Inverse Design of Photonic Scattering Media with Multiscale Physics-Informed Neural Networks

There is an ever-increasing interest in utilizing deep learning (DL) and artificial intelligence (AI) approaches for engineering electromagnetic waves in complex media and inverse design functional optical materials. Emerging methods include training generative models of artificial neural networks (ANNs) to tackle inverse problems and estimate relevant material parameters. While traditional DL techniques have been effective in solving inverse design challenges, they remain fundamentally data-driven techniques that require extensive and time-consuming training procedures based on large datasets.
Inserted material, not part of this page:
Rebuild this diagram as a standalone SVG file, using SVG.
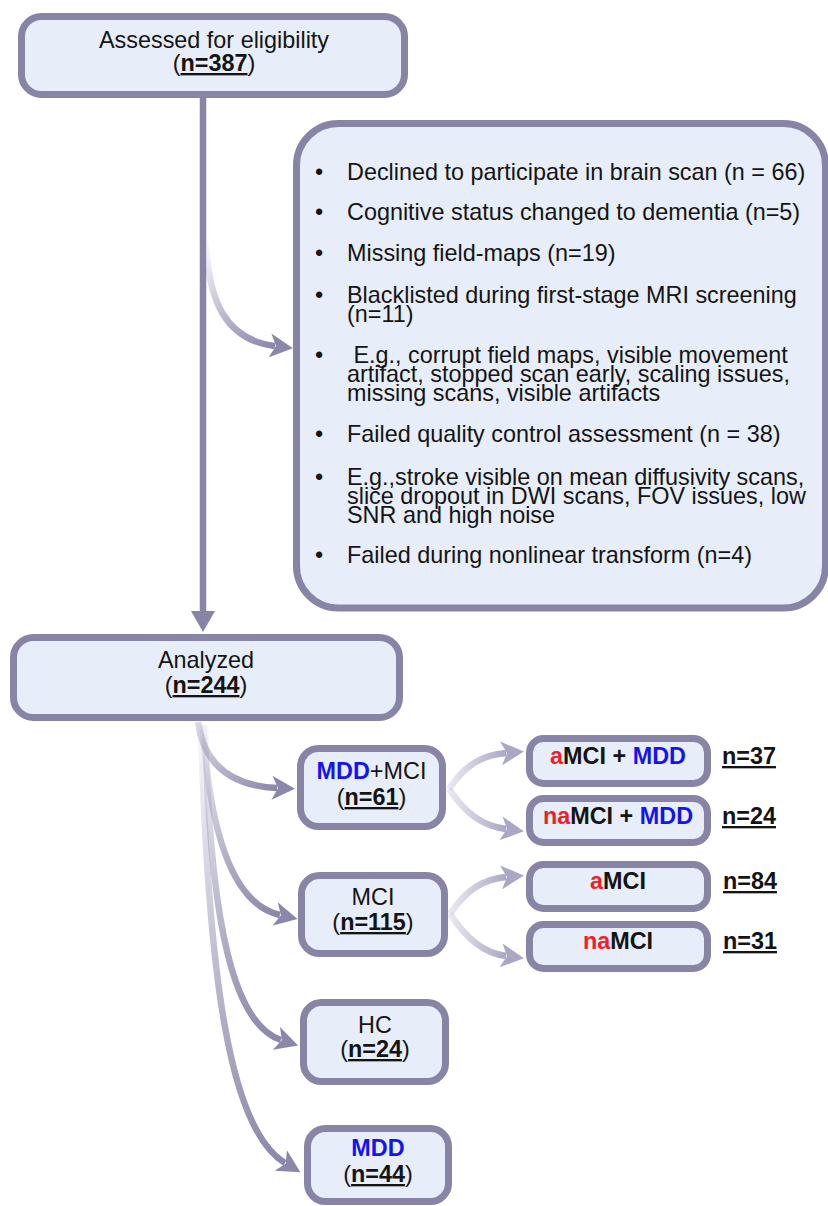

To enhance these purely data-driven methods, it is important to incorporate the constraints that arise from the underlying physics of the problems within the physics-informed neural network (PINN) approach that has shown remarkable successes in the solution of complex scalar and vector problems with applications to parameter estimation, inverse scattering, and metamaterials design. Recently, the multiscale physics-informed neural network (MscalePINN) framework was introduced to overcome the implicit spectral bias of deep neural networks that quickly learn the low-frequency content of training datasets with good generalization error but struggle in the presence of high-frequency data. Here, we utilize the novel MscalePINNs approach to determine the effective dielectric permittivity of finite-size arrays of scattering nanocylinders and to inverse design photonic metamaterials. MscalePINNs convert the learning and approximation of high-frequency data to that of low-frequency ones, using different sub-networks that operate on down-shifted frequency contents, thus enabling accurate and efficient solutions. In this work, we show the applications of MscalePINNs to the high-frequency homogenization and inverse design of finite-size scattering arrays of dielectric nanocylinders in different aperiodic geometries that provide isotropic optical responses and control of focal fields at desired locations. Our work provides an efficient avenue for the design of inhomogeneous scattering media with effective properties that are important to implement low-loss mode transformation and control for on-chip imaging and integrated photonics devices in the near-infrared spectral range.